If Rodgers thrives and tugs Gang Green to January, though, he's a compelling match for what the award
should mean: More than just the best quarterback overseeing a powerhouse, someone who serves as a rainmaker. Taking the Jets to the playoffs for the first time in 2010 would double as a course in miracles -- especially if we get a revived, fired-up Aa-Rod in a bounceback campaign.
Rank
6
Lamar Jackson
Baltimore Ravens · Caesars odds: +1800
The Ravens have long struggled to cultivate wideouts. Beyond the fascinations of tight end
Mark Andrews, Baltimore's leading receiver a year ago was
Demarcus Robinson, who punctured defenses for a whopping 458 yards and two scores.
Since Lamar Jackson was drafted half a decade ago,
Marquise Brown is the only Ravens WR to cross 1,000 yards, barely doing so in 2021 with 1,008. The parlor game becomes:
Who Do You Blame?

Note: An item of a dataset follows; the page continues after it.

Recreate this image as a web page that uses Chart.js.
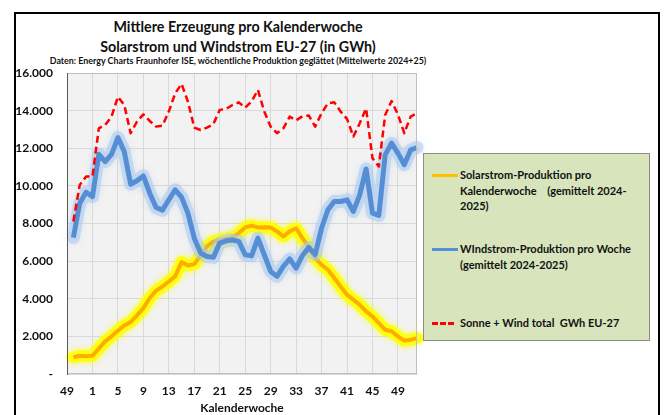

Greg Roman's (since-jettisoned) grind-it-out attack? An otherwise-spotless front office? Jackson himself? The debate comes to a head this September, when Lamar returns in the flesh with
Odell Beckham Jr., first-rounder
Zay Flowers and
Nelson Agholor added to the mix alongside
Rashod Bateman and alpha-dog Andrews.
"I want to
throw for 6,000 yards with the weapons we have," a freshly motivated Jackson said earlier this month after landing his
five-year, $260 million deal. To follow through -- blowing past
Peyton Manning's record 5,477 yards from 2013 -- Jackson must simply pass for 353 yards per game. His best single-season total to this point: 3,127 yards in his 2019 MVP campaign.
New play caller Todd Monken must love the moxie, but Lamar's path toward a second MVP requires that he display heightened durability after missing 10 games over the past two seasons. Who on this list has more to prove out of the gate?
Rank
7
Justin Herbert
Los Angeles Chargers · Caesars odds: +1500
I'm sticking with what I wrote in my
end-of-the-regular-season Index about L.A.'s centerpiece:
I see -- like so many of us do -- a player who throws one of the prettiest balls in all the land. A selfless centerpiece who played through the pain of a rib cartilage fracture. A guy whose numbers suffered with Keenan Allen and Mike Williams -- plus a rash of linemen -- ripped from the lineup. A physical specimen baked into a scheme that too often holds him back. I feel as strongly about Herbert as a top-five quarterback as I do about anything happening in the sport today.
The roster has very few holes. Last year's problematic scheme has been swept out the door for a Kellen Moore-led attack that promises to
make the most of Herbert through the air. Added to the mix: first-rounder
Quentin Johnston out of TCU, the brand of big-bodied wideout who can author headaches for secondaries alongside Allen and Williams.
Winning MVP, though, will require felling Mahomes -- arguably twice -- and turning the Chargers into a consistent heartthrob after years of dark comedy. Is this a sneaky Super Bowl squad ready to rise -- or just another cursed Bolts team destined to disappoint?
Rank
8
Trevor Lawrence
Jacksonville Jaguars · Caesars odds: +1500
Lawrence's leap was one of football's most exciting events a season ago. Per NFL Research, he became just the second quarterback since 1950 (with 10-plus starts) to double his passing touchdowns and halve his picks from the previous year. He trimmed off-target throws in real time and showed a knack for putting the offense on his shoulders. The attack finished with the league's ninth-best DVOA -- sixth overall in passing -- and
gave the Chiefs a fight in the playoffs.
P.S.: Jacksonville added
Calvin Ridley to the mix.
The Jaguars will become the first team in history to play back-to-back tilts in London, confronting
the Falcons in Week 4 and
the Bills in Week 5. It was last year's
loss to the Broncos at Wembley that served as Lawrence's
career-altering wakeup call.
Back home, the AFC South looms as less of a punching bag, with
C.J. Stroud in Houston and
Anthony Richardson in Indy, but Jacksonville's fate boils down to Lawrence picking up where he left off. With 15 touchdowns to just two picks over his final nine regular-season games last season, we're staring at something special in the works.